Does it help, reading these haiku of Bashō in the beautiful translations of Lucien Stryk, to learn what a pasania looks like? I don't know. Logically, it should do. A haiku names, it doesn't describe. So it feels like it rewards acquaintance with what's named. And yet, after all, seeing a photograph of a plant on the other side of the world doesn't give us deep acquaintance with that plant. And yet, too, I must have read these poems fifty times, finding them completely satisfactory, before it ever occurred to me to find out what a pasania tree is. 

My imagination swapped in something from my own memory. Not so much any specific tree, as my corresponding emotion, a feeling I attach to certain memories, not of scrutinizing but of being suddenly struck by e.g. paulownias along a street in Spain, or large rhododendrons somewhere in Sussex. In a way the image of a real pasania tree gets in the way of that personal re-ignition of emotion. And I wonder, too, if Bashō's seventeenth-century experience of the tree would be anything like our experience of what's shown in a modern photograph? Photos tend to record midday sunshine. But the conditions in the poems (or the ones we conceive as we read them) are often quieter and more nuanced. 

But for this post, anyway, here are a few more. 

Castanea crenata, the Japanese Chestnut, aka Kuri, Korean Chestnut

[Image source: .]

                               Chestnuts of Kiso --
                               mementoes for
                               the floating world.

Japanese chestnuts (Kuri)

[Image source: .]

Bush Clover (Lespedeza species)

[Image source: .]

Moon-daubed bush-clover --
ssh, in the next room
snoring prostitutes.

The bush-clovers (Lespedeza) are a group of shrubby and climbing species in the pea family, many of them native to Japan. 

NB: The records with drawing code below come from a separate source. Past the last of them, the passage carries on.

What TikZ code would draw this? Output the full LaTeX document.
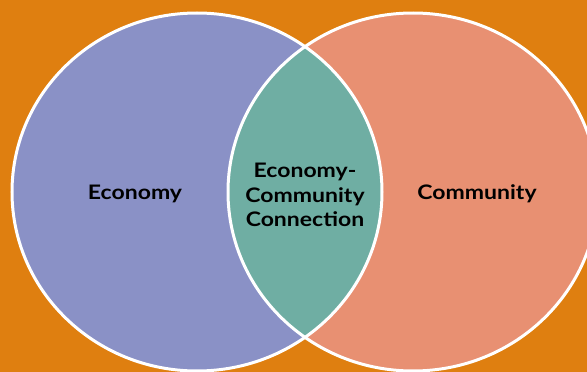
\documentclass[tikz,border=0pt]{standalone}
\usepackage{fontspec}
\setmainfont{Lato}[FakeStretch=1.15]
\begin{document}
\begin{tikzpicture}[x=1pt,y=-1pt,
  setlabel/.style={font=\fontsize{20}{24.5}\selectfont\bfseries, text=black, align=center, inner sep=0pt},
  rim/.style={draw=white, line width=3pt}]
  \definecolor{bgorange}{HTML}{DF7F10}
  \definecolor{econblue}{HTML}{8A91C6}
  \definecolor{commsalmon}{HTML}{E89072}
  \definecolor{overlapteal}{HTML}{6FAEA3}
  % background
  \fill[bgorange] (0,0) rectangle (587,372);
  \useasboundingbox (0,0) rectangle (587,372);
  % the two sets
  \fill[econblue] (197,192) ellipse [x radius=185, y radius=179];
  \fill[commsalmon] (413,192) ellipse [x radius=185, y radius=179];
  % overlap
  \begin{scope}
    \clip (197,192) ellipse [x radius=185, y radius=179];
    \fill[overlapteal] (413,192) ellipse [x radius=185, y radius=179];
  \end{scope}
  % outlines
  \draw[rim] (197,192) ellipse [x radius=185, y radius=179];
  \draw[rim] (413,192) ellipse [x radius=185, y radius=179];
  % labels
  \node[setlabel] (econ) at (135,194) {Economy};
  \node[setlabel] (comm) at (477,194) {Community};
  \node[setlabel] (both) at (305,195) {Economy-\\Community\\Connection};
\end{tikzpicture}
\end{document}
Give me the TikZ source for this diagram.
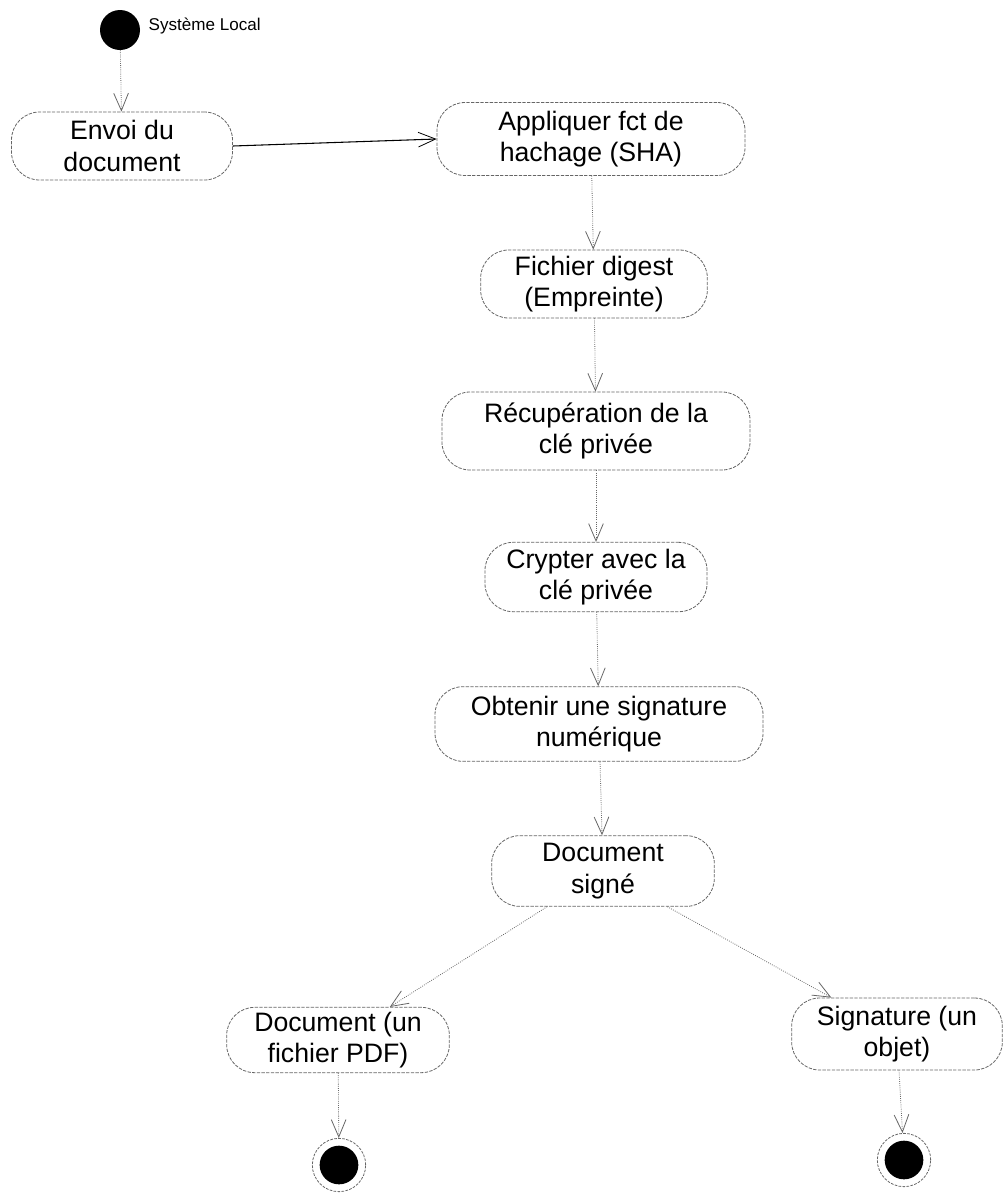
\documentclass[tikz,border=0pt]{standalone}
\usepackage{fontspec}
\setmainfont{Liberation Sans}
\usetikzlibrary{arrows.meta}
\begin{document}
\begin{tikzpicture}[x=0.75pt,y=-0.75pt,
  act/.style={draw=black!60, line width=0.6pt, dash pattern=on 2.5pt off 1pt,
    rounded corners=21pt, rectangle, inner sep=0pt, align=center,
    font=\fontsize{20}{23.5}\selectfont},
  flow/.style={draw=black!60, line width=0.6pt, densely dotted,
    -{Straight Barb[length=13pt,width=11pt,line width=0.6pt]}},
  solidflow/.style={draw=black, line width=0.8pt,
    -{Straight Barb[length=13pt,width=11pt,line width=0.6pt]}},
  startnode/.style={circle, fill=black, inner sep=0pt, minimum size=30pt},
  endnode/.style={circle, draw=black!60, dash pattern=on 2pt off 1pt, line width=0.6pt,
    inner sep=0pt, minimum size=40pt,
    path picture={\fill[black] (path picture bounding box.center) circle[radius=14.5pt];}}
]
\useasboundingbox (0,0) rectangle (1005,1193);

\node[startnode] (start) at (120,30) {};
\node[anchor=west, font=\fontsize{12.8}{15}\selectfont] (lbl) at (144,26) {Système Local};

\node[act, minimum width=165.75pt, minimum height=51pt] (envoi) at (122,146) {Envoi du\\document};
\node[act, minimum width=231pt, minimum height=54.75pt] (appl) at (591,139) {Appliquer fct de\\hachage (SHA)};
\node[act, minimum width=170pt, minimum height=51pt] (fich) at (594,284) {Fichier digest\\(Empreinte)};
\node[act, minimum width=231pt, minimum height=58.5pt] (recup) at (596,431) {Récupération de la\\clé privée};
\node[act, minimum width=166.5pt, minimum height=52pt] (crypt) at (596,577) {Crypter avec la\\clé privée};
\node[act, minimum width=246pt, minimum height=56pt] (obt) at (599,724) {Obtenir une signature\\numérique};
\node[act, minimum width=167pt, minimum height=53pt] (ds) at (603,871) {Document\\signé};
\node[act, minimum width=167pt, minimum height=49pt] (pdf) at (338,1040) {Document (un\\fichier PDF)};
\node[act, minimum width=158pt, minimum height=54pt] (sig) at (897,1034) {Signature (un\\objet)};

\node[endnode] (end1) at (339,1165) {};
\node[endnode] (end2) at (904,1160) {};

\draw[flow] (start) -- (envoi);
\draw[solidflow] (envoi.east) -- (appl.west);
\draw[flow] (appl) -- (fich);
\draw[flow] (fich) -- (recup);
\draw[flow] (recup) -- (crypt);
\draw[flow] (crypt) -- (obt);
\draw[flow] (obt) -- (ds);
\draw[flow] (ds) -- (pdf);
\draw[flow] (ds) -- (sig);
\draw[flow] (pdf) -- (end1);
\draw[flow] (sig) -- (end2);
\end{tikzpicture}
\end{document}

Japanese Hardy Banana (Musa basjoo)

[Image source: .]

                                             Banana leaves hanging
                                             round my hut --
                                             must be moon-viewing. 

The poet born Matsuo Kinsaku adopted the name Bashō, which means a banana plant. A follower had given him one to plant beside his hut. In this haiku he thinks of it, while away on one of his many journeys. 

It wasn't such a commonplace plant in Japan then as it is now. The "Japanese Hardy Banana" (Musa basjoo) is actually native to southern China. I think this is the same banana species that is becoming quite common in gardens in the British Isles.

[All quotations from On Love and Barley: The Haiku of Basho, selected and translated by Lucien Stryk (1985).]